Un premier amour interdit?
Le film se situe en 1983, les shorts sont courts et les chaussures se portent avec des chaussettes montantes. Tout le monde fume avec naturel et plaisante avec générosité. Le film fait appel aux souvenirs d’adolescence de chaque spectateur, à tous ces moments où il fallait oser et se découvrir pour, peut être, connaitre un moment unique et connu de personne. Pour Elio, ce moment passe par Oliver et il ne sait pas s’il peut, s’il doit. Call me by your name est tout rempli de cet embarras qui débouche sur un torrent de sentiments sous le ciel bleu azur de la campagne italienne. Sa famille parle allemand, français, italien et anglais dans un universalisme culturel qui lui fait abaisser la censure pour peu que l’âme grandisse au contact des expériences. Et quand la musique de Sufjan Stevens conclut le film sur le regard embué de larmes d’un Elio passé à la mode new wave, c’est une évidence pour beaucoup. L’amour pour Oliver l’a fait grandir pour toujours, il ne connaitra plus jamais les joies de l’innocence désincarnée, il est passé à l’âge adulte cynique et calculateur, lui qui s’est livré de toute son âme. Les paroles de son père (toujours impeccable Michael Stuhlbarg) résonneront longtemps aux oreilles des spectateurs. Ce moment vécu n’appartient qu’à lui et c’est à lui de le chérir pour ne jamais l’oublier ni le mettre de côté.

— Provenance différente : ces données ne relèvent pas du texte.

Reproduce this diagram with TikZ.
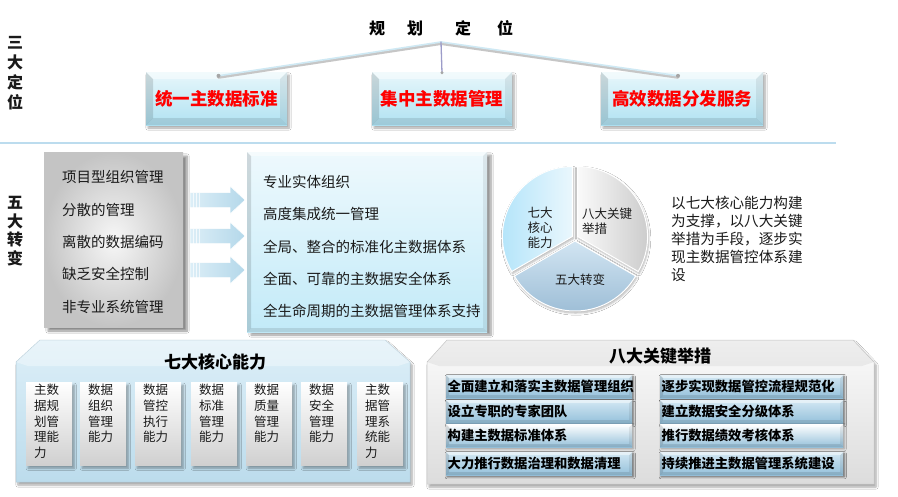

Call me by your name brille par ce processus d’identification avec les 2 jeunes héros qui parcourt tout le film. Chacun aimerait être jeune pour se retrouver perdu et désemparé à nouveau. Reste un film léger comme une plume et lourd comme du plomb, pour ainsi dire rare et magique. Une lucarne ouverte sur une période magique de l’existence, car forcément imparfaite et pourtant tellement séduisante… car il est bon de se retrouver largué parfois.
Été 1983. Elio Perlman, 17 ans, passe ses vacances dans la villa du XVIIe siècle que possède sa famille en Italie, à jouer de la musique classique, à lire et à flirter avec son amie Marzia. Son père, éminent professeur spécialiste de la culture gréco-romaine, et sa mère, traductrice, lui ont donné une excellente éducation, et il est proche de ses parents. Sa sophistication et ses talents intellectuels font d’Elio un jeune homme mûr pour son âge, mais il conserve aussi une certaine innocence, en particulier pour ce qui touche à l’amour. Un jour, Oliver, un séduisant Américain qui prépare son doctorat, vient travailler auprès du père d’Elio. Elio et Oliver vont bientôt découvrir l’éveil du désir, au cours d’un été ensoleillé dans la campagne italienne qui changera leur vie à jamais.
Sortie : le 28 février 2018
Durée : 2h11
Réalisateur : Luca Guadagnino
Avec : Armie Hammer, Timothée Chalamet, Michael Stuhlbarg
Genre : Drame, Romance
Merci pour cette critique fine et sensible sur ce film somptueux et délicat, pudique et qui vous laisse mélancolique et vivant en attente d’un paradis à jamais perdu.